The quality of the data fundamentally determines if you will be able to solve the problem at all or not. For instance, you’re working at a project where the problem is to be able to classify certain rarely found lab equipment images. You thought, okay, I have so many of these images, I’ll turn up a GPU and feed these images to a neural network and see what happens. When you test the neural network, you find out that it doesn’t have the slightest idea of what is what. What happened? Aren’t neural networks supposed to magically work? No, they are not! Your data had blurry and dark images. Some pictures didn’t even have the whole equipment as part of the image. You didn’t review your dataset and spent all your resources without realizing the dataset’s capacity to potentially train a model.
Set an end goal
Rephrase: Set a realistic engineering end goal. At the business side, we make big promises of what revolutionary product we want to make. But only after reviewing the dataset, can you have a real perspective of what is really possible. Therefore, it is very significant to get a general idea of things and then setting an end goal.
List alternate solutions
This step can be approached differently in different situations. If you have seen a similar problem in the past, you will have a more accurate idea of what kind of solutions can help in the situation.
If you’re working on a relatively new problem, this step really puts your R&D gears to use. You will need to research what kind of solutions can be suitable depending on the problem, the dataset and the kind of time you have to be able to do your predictions/classifications etc. (For instance, YOLO works fast but is relatively less accurate for similar looking objects while RetinaNet is slower but more accurate)
Select a solution
You can choose a subset of your dataset and train your dataset for a lesser number of iterations to see how well your model is learning.
Based on this, you are in a very good position to select which solution is better and use that for implementation.
Implementation
This is pretty straight-forward.
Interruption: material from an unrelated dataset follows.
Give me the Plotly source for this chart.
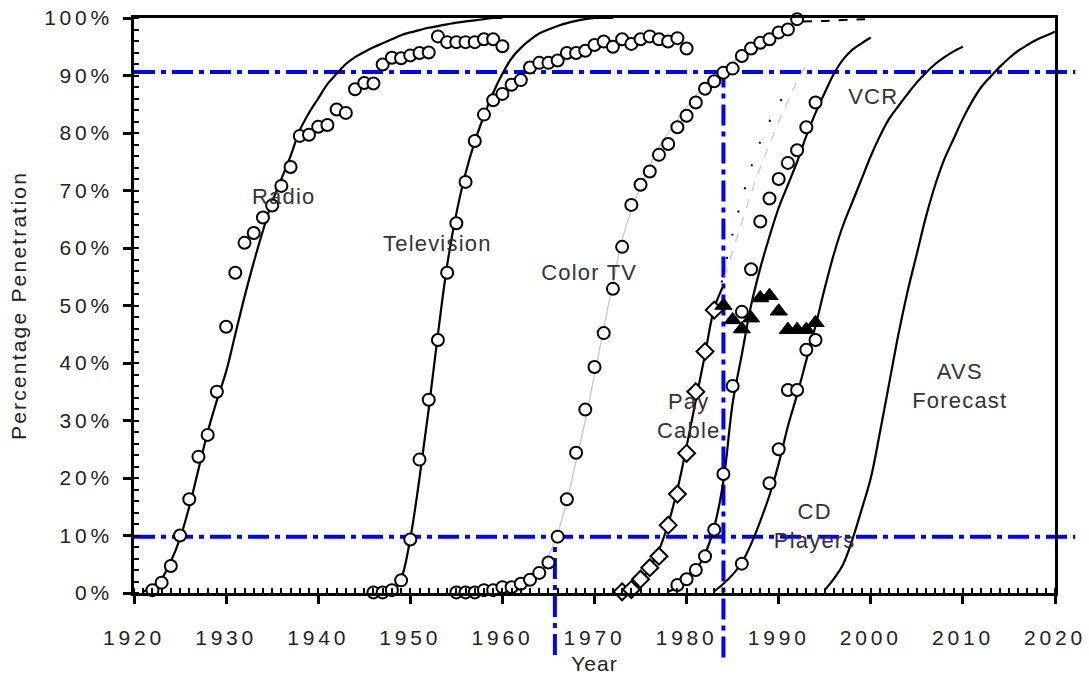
import plotly.graph_objects as go

# ---------------- data ----------------
radio_years = list(range(1922, 1961))
radio_pts = [0.5, 1.8, 4.7, 10, 16.3, 23.7, 27.5, 35, 46.3, 55.7, 60.9, 62.6, 65.3, 67.4,
             70.8, 74.1, 79.5, 79.7, 81.1, 81.4, 84.1, 83.5, 87.6, 88.7, 88.6, 91.9, 93.1,
             93.0, 93.5, 93.9, 94.0, 96.8, 95.8, 95.8, 95.8, 95.8, 96.3, 96.3, 95.1]
radio_fit_years = list(range(1921, 1961))
radio_fit = [0.2, 1, 2.5, 5.5, 9.5, 15, 21.5, 28, 33.5, 38.5, 45, 51.5, 57.5, 63, 68, 72,
             76, 80.5, 83.5, 86, 88.5, 90.3, 92, 93.2, 94.1, 94.9, 95.6, 96.3, 97, 97.5,
             97.9, 98.3, 98.6, 98.9, 99.2, 99.4, 99.6, 99.8, 100, 100]

tv_years = list(range(1946, 1981))
tv_pts = [0.1, 0.1, 0.5, 2.2, 9.3, 23.2, 33.6, 44, 55.7, 64.3, 71.5, 78.6, 83.2, 85.7,
          86.8, 88.4, 89.2, 91.4, 92.2, 92.2, 92.6, 93.9, 93.9, 94.3, 95.3, 95.9, 95.0,
          96.3, 95.5, 96.3, 96.8, 96.3, 95.9, 96.5, 94.7]
tv_fit_years = list(range(1948, 1973))
tv_fit = [0.3, 2.5, 9.5, 20, 32, 45, 57, 66, 73, 78.5, 83, 87, 90.3, 93, 94.8, 96.2, 97.3,
          98, 98.6, 99.1, 99.5, 99.8, 100, 100, 100]

ctv_years = list(range(1955, 1993))
ctv_pts = [0.1, 0.1, 0.1, 0.5, 0.5, 1, 1, 1.6, 2.3, 3.5, 5.3, 9.8, 16.3, 24.4, 31.9, 39.3,
           45.2, 52.9, 60.2, 67.5, 71, 73.3, 76.2, 78.1, 81, 83, 85.3, 87.7, 89, 90.5,
           91.2, 93.4, 94.7, 95.7, 96.3, 97.5, 98, 99.8]
ctv_fit_years = list(range(1961, 1993))
ctv_fit = [0.2, 0.6, 1.5, 3.2, 6.3, 10.4, 16, 23, 30, 38, 46, 54, 61.4, 66.5, 70.7, 74.3,
           77.5, 80, 82.3, 84.5, 86.5, 88.2, 89.7, 91, 92.3, 93.5, 94.6, 95.6, 96.6,
           97.5, 98.2, 98.8]
ctv_tail_years = [1992.6, 1995, 1997.5, 2000]
ctv_tail = [99.4, 99.5, 99.7, 99.8]

pay_years = list(range(1973, 1984))
pay_pts = [0.2, 0.6, 2.4, 4.4, 6.4, 11.8, 17.2, 24.3, 35, 42, 49.2]
pay_fit_years = list(range(1972, 1985))
pay_fit = [0, 0.3, 1, 2.3, 4.3, 7.5, 12, 18, 25.5, 33.5, 41.5, 49.5, 53.5]
pay_actual_years = list(range(1984, 1995))
pay_actual = [50, 47.5, 45.9, 47.8, 51.3, 51.7, 49, 45.8, 45.8, 45.8, 47]
pay_proj_years = [1983.6, 1985, 1986, 1987, 1988, 1989, 1990, 1991, 1992, 1993.2]
pay_proj = [52, 59.5, 64.5, 69.5, 74, 78, 82, 85.5, 89, 92.4]
pay_proj2_years = [1983.8, 1985, 1986, 1987, 1988, 1989, 1990, 1991]
pay_proj2 = [54, 62.5, 68.5, 74, 78.5, 82, 85, 87.7]

vcr_years = list(range(1979, 1995))
vcr_pts = [1.4, 2.4, 4, 6.4, 11, 20.7, 36, 48.9, 56.3, 64.6, 68.6, 72, 74.8, 77, 81, 85.3]
vcr_fit_years = list(range(1978, 2001))
vcr_fit = [0.2, 1, 2.3, 4, 6.8, 11.5, 19.5, 33, 41.5, 50, 56.5, 62, 67, 71, 75, 79.5,
           83.5, 87, 90.3, 92.8, 94.5, 95.6, 96.6]

cd_years = [1986, 1989, 1990, 1991, 1992, 1993, 1994]
cd_pts = [5.1, 19.1, 25, 35.3, 35.3, 42.3, 44]
cd_fit_years = list(range(1983, 2011))
cd_fit = [0.3, 1.6, 3.2, 5.3, 8.5, 12.5, 17, 22.5, 29, 34.5, 40.5, 46.5, 53, 59, 64, 68,
          72, 76, 79.5, 82.5, 84.7, 86.8, 88.8, 90.5, 92, 93.2, 94.2, 95]

avs_years = list(range(1995, 2021))
avs_fit = [0.5, 2.5, 5, 9.3, 14.5, 20, 28, 36.5, 45, 52.5, 59, 65.5, 71, 75.5, 79, 82.5,
           85.5, 88, 89.8, 91.5, 93, 94.3, 95.3, 96.2, 96.9, 97.6]

labels = ["Radio", "Television", "Color TV", "Pay<br>Cable", "VCR", "CD<br>Players", "AVS<br>Forecast"]
label_x = [1936.2, 1952.9, 1969.5, 1980.2, 2000.2, 1993.9, 2009.7]
label_y = [68.9, 60.7, 55.7, 30.8, 86.4, 11.7, 36.0]

thresh_low = 9.8
thresh_high = 90.6
cross_low_year = 1965.7
cross_high_year = 1984.0

# ---------------- figure ----------------
fig = go.Figure()

def curve(x, y, color="black", width=2.2, dash="solid"):
    fig.add_trace(go.Scatter(x=x, y=y, mode="lines", line=dict(color=color, width=width, dash=dash),
                             line_shape="spline", showlegend=False, hoverinfo="skip"))

def circles(x, y):
    fig.add_trace(go.Scatter(x=x, y=y, mode="markers", cliponaxis=False, showlegend=False,
                             marker=dict(symbol="circle", size=12, color="white",
                                         line=dict(color="black", width=2))))

curve(ctv_fit_years, ctv_fit, color="#c8c8c8", width=1.3)
curve(ctv_tail_years, ctv_tail, color="black", width=2, dash="dash")
curve(pay_proj_years, pay_proj, color="#cccccc", width=1.3, dash="dash")
curve(pay_proj2_years, pay_proj2, color="black", width=2, dash="2px,22px")
curve(radio_fit_years, radio_fit)
curve(tv_fit_years, tv_fit)
curve(pay_fit_years, pay_fit)
curve(vcr_fit_years, vcr_fit)
curve(cd_fit_years, cd_fit)
curve(avs_years, avs_fit)

circles(radio_years, radio_pts)
circles(tv_years, tv_pts)
circles(ctv_years, ctv_pts)
circles(vcr_years, vcr_pts)
circles(cd_years, cd_pts)

fig.add_trace(go.Scatter(x=pay_years, y=pay_pts, mode="markers", cliponaxis=False, showlegend=False,
                         marker=dict(symbol="diamond", size=13, color="white",
                                     line=dict(color="black", width=2))))
fig.add_trace(go.Scatter(x=pay_actual_years, y=pay_actual, mode="markers", cliponaxis=False,
                         showlegend=False,
                         marker=dict(symbol="triangle-up", size=15, color="black",
                                     line=dict(color="black", width=1))))

blue = dict(color="#0000ff", width=4, dash="21px,6px,5px,6px")
fig.add_shape(type="line", xref="paper", yref="y", x0=0, x1=1.022, y0=thresh_high, y1=thresh_high,
              line=blue, layer="below")
fig.add_shape(type="line", xref="paper", yref="y", x0=0, x1=1.022, y0=thresh_low, y1=thresh_low,
              line=blue, layer="below")
fig.add_shape(type="line", xref="x", yref="paper", x0=cross_low_year, x1=cross_low_year,
              y0=-0.108, y1=thresh_low / 100, line=blue, layer="below")
fig.add_shape(type="line", xref="x", yref="paper", x0=cross_high_year, x1=cross_high_year,
              y0=-0.112, y1=thresh_high / 100, line=blue, layer="below")

FAM = "Liberation Sans, Arial, sans-serif"
for t, x, y in zip(labels, label_x, label_y):
    fig.add_annotation(x=x, y=y, text=t, showarrow=False,
                       font=dict(family=FAM, size=22, color="#333333"))

tickfont = dict(family=FAM, size=21, color="#222222")
fig.update_layout(
    width=1089, height=679,
    margin=dict(l=134, r=34, t=18, b=86),
    paper_bgcolor="white", plot_bgcolor="white",
    font=dict(family=FAM, color="#222222"),
    xaxis=dict(range=[1920, 2020], dtick=10, tick0=1920, showgrid=False, zeroline=False,
               automargin=False, ticklabeloverflow="allow",
               showline=True, linecolor="black", linewidth=2.5, mirror=True,
               ticks="outside", ticklen=8, tickwidth=2.5, tickcolor="black",
               ticklabelstandoff=16,
               minor=dict(dtick=1, ticks="inside", ticklen=5, tickwidth=1.5, tickcolor="black"),
               tickfont=tickfont,
               title=dict(text="Year", font=dict(family=FAM, size=21, color="#222222"),
                          standoff=9)),
    yaxis=dict(range=[0, 100], dtick=10, ticksuffix="%", showgrid=False, zeroline=False,
               automargin=False, ticklabeloverflow="allow",
               showline=True, linecolor="black", linewidth=2.5, mirror=True,
               ticks="outside", ticklen=8, tickwidth=2.5, tickcolor="black",
               ticklabelstandoff=6,
               minor=dict(dtick=2, ticks="inside", ticklen=5, tickwidth=1.5, tickcolor="black"),
               tickfont=tickfont,
               title=dict(text="Percentage Penetration",
                          font=dict(family=FAM, size=21, color="#222222"),
                          standoff=27)),
)

post = """
document.body.style.margin = '0';
var gd = document.getElementById('{plot_id}');
function spacing() {
  gd.querySelectorAll('.xtick text, .ytick text').forEach(function (t) { t.style.letterSpacing = '3.8px'; });
  gd.querySelectorAll('.g-ytitle text').forEach(function (t) { t.style.letterSpacing = '2.2px'; });
  gd.querySelectorAll('.g-xtitle text').forEach(function (t) { t.style.letterSpacing = '1px'; });
  gd.querySelectorAll('.annotation-text').forEach(function (t) { t.style.letterSpacing = '1.2px'; });
}
spacing();
gd.on('plotly_afterplot', spacing);
"""

fig.write_html("out.html", post_script=post, config={"displayModeBar": False})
Implement your solution and implement it well. Try following your language standards as much as you can. Make sure your code is readable. Use OOP if you can. Reuse things if you can and don’t reinvent the wheel.
Evaluation
Always select an evaluation metric relevant to your goal. Benchmark your solution on the basis of your selected evaluation metric. Just testing it on a bunch of test data is not enough.
It is vital to use the acceptance criteria set initially. It stops you from iterating 100 times for minimal improvements.
Remember: When coming across an ML problem, don’t try to be a hero and dive right into solving it. Process and understand the problem, review your dataset, set a realistic goal and then go about actually solving the problem. Chances are that you will end up saving a lot of resources (most importantly time) if you plan your execution properly.